Professor Callaghan's work focuses on finding out how fast a microscopic drug capsule releases its load by sending radiowave messages into its nucleus, which return information on molecule movement.

Professor Callaghan took his first degree, in physics, at Victoria University of Wellington. That was followed by a DPhil degree at Oxford University, England. He has received some of science's highest honours.

He says he has never felt, as have some colleagues, that science and technology have been neglected in New Zealand, and he has turned down offers to work overseas. However, he picks two trends that have boosted science's profile in recent years. The first is technology that has connected us more easily to the world, cheaper airfares and the internet among them.

"The other big thing is [that] people believe they can do things on the world stage being New Zealanders [like] Peter Blake, Peter Jackson, and Michael Campbell," he says. "It's broken the idea we're some little place down here and we look to the rest of the world for great things but we ourselves don't play on that stage.

"That's wrong."

That said, he had sounded a warning that people had become so obsessed with shielding children from risk that many never developed the desire to find out how things work.


PCNZM
* Paul Callaghan shares his gong with five other people: food magnate Sir Patrick Goodman (2002); former judge The Rt Hon Sir Ivor Richardson (2002); Governor-General Dame Silvia Cartwright (2001); theologian Emeritus Professor Lloyd Geering (2000); and The Rt Rev Te Whakahuihui Vercoe (2000).
* The order can be held by 30 living people at any one time but does not have to be awarded every year, says David Baguley, director of the Honours Secretariat. "We have not had any appointments to that particular level for a number of years.
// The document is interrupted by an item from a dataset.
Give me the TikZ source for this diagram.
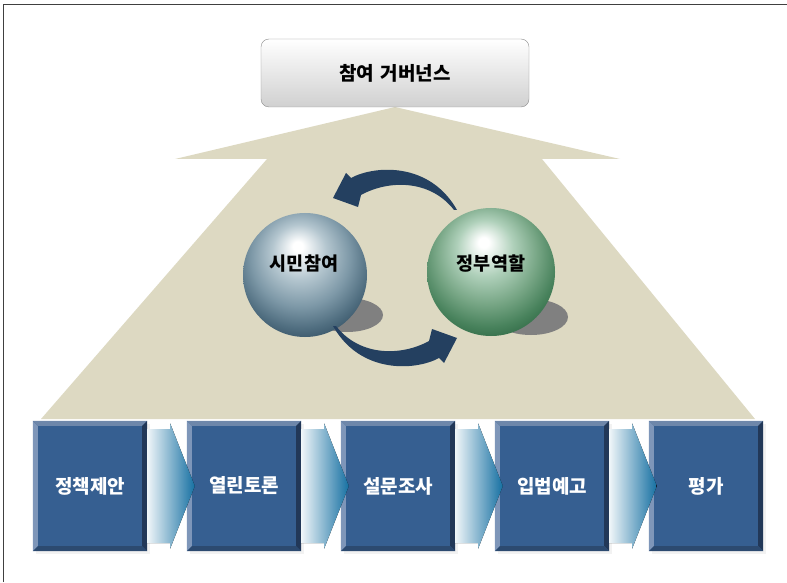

It has been awarded very sparingly for extraordinary people. It's the level of honour given to governors-general, and the Governor-General is the chancellor for the order."
* Under the honours system that prevailed until 2000, the equivalent award was knights and dames grand companion (GNZM). The investiture ceremony for those named in the New Year honours is scheduled to take place in March at Auckland's Government House.